Wie hoch die Kosten für die Republik genau sein werden, lässt sich noch nicht genau sagen. Während der Corona-Krise hat der Staat der Kika-Leiner-Kette Steuerstundungen in Höhe von etwa 40 Millionen Euro gewährt – die jetzt nicht bezahlt werden können. Hinzu kommen die Kosten aus dem Insolvenzentgeltfonds – einer Art Versicherung für Beschäftigte zahlungsunfähiger Unternehmen, in den Arbeitgeber:innen einzahlen.
@kontrast.at #stitch mit @Kontrast Rene Benko wird noch reicher, gleichzeitig verlieren 1.900 Kika/Leiner-Mitarbeiter:innen ihre jobs. Warum? #österreich #vermögenssteuer #politik #immobilien #signa ♬ Originalton – Kontrast
In den Filialen der von Kündigung betroffenen Mitarbeiter:innen finden in diesen Tagen Betriebsversammlungen statt. Dort wird über Ansprüche informiert. Das Problem: Die Insolvenz mindert das Geld, das die Mitarbeiter:innen erhalten können. „Die Insolvenz bedeutet, dass wir keinen Sozialplan verhandeln können“, macht Barbara Teiber, Vorsitzende der Gewerkschaft GPA, in der „ZIB 2“ als Problem aus.
Es gebe zwar ein Angebot für die entlassenen Mitarbeiter:innen, heißt es vonseiten der neuen Geschäftsführung. Demnach sollen sie über eine Jobplattform bei anderen Einzelhandelsketten angestellt werden. Auch ein Fonds für Härtefälle soll eingerichtet werden.
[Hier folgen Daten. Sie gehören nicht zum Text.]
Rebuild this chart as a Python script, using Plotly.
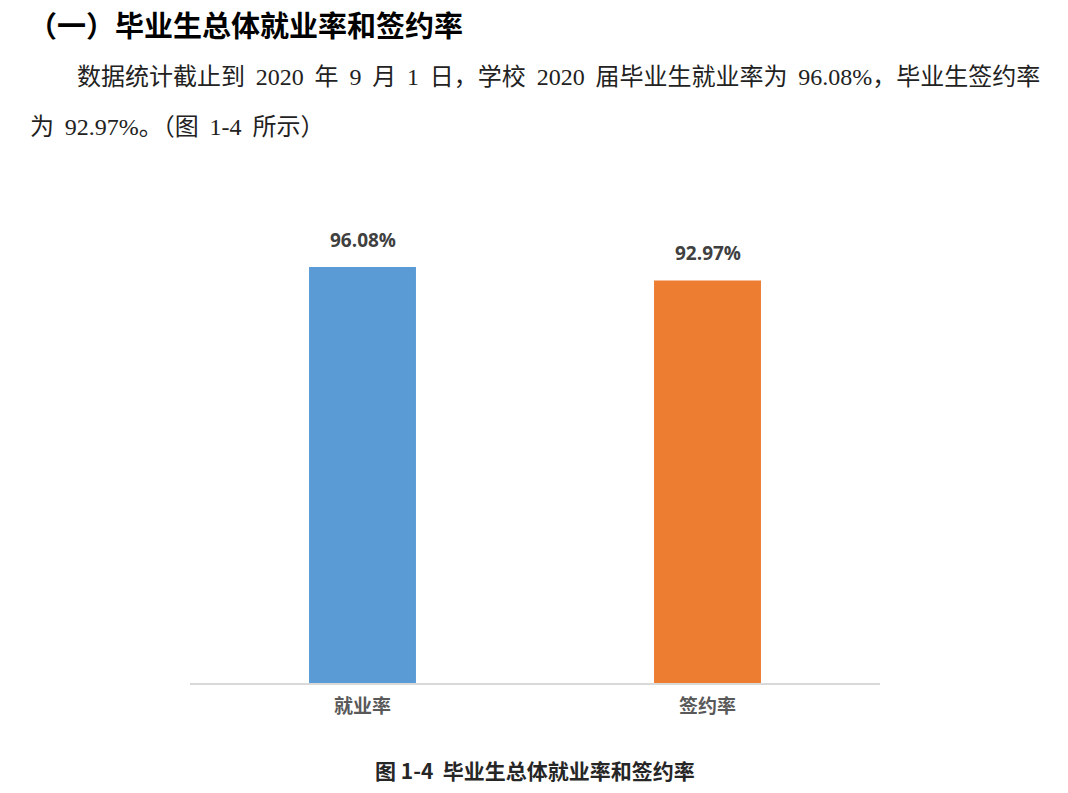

Doch die Gewerkschaft warnt die Beschäftigten eindringlich davor, bestehende Arbeitsverträge vorschnell zu beenden:
„Einvernehmliche Auflösungen des Dienstverhältnisses können oft stark nachteilige Wirkungen für Beschäftigte haben. Ich appelliere daher an alle Betroffenen: Lassen Sie sich bei Ihrer Gewerkschaft beraten, bevor Sie irgendetwas unterschreiben!“, heißt es von der GPA.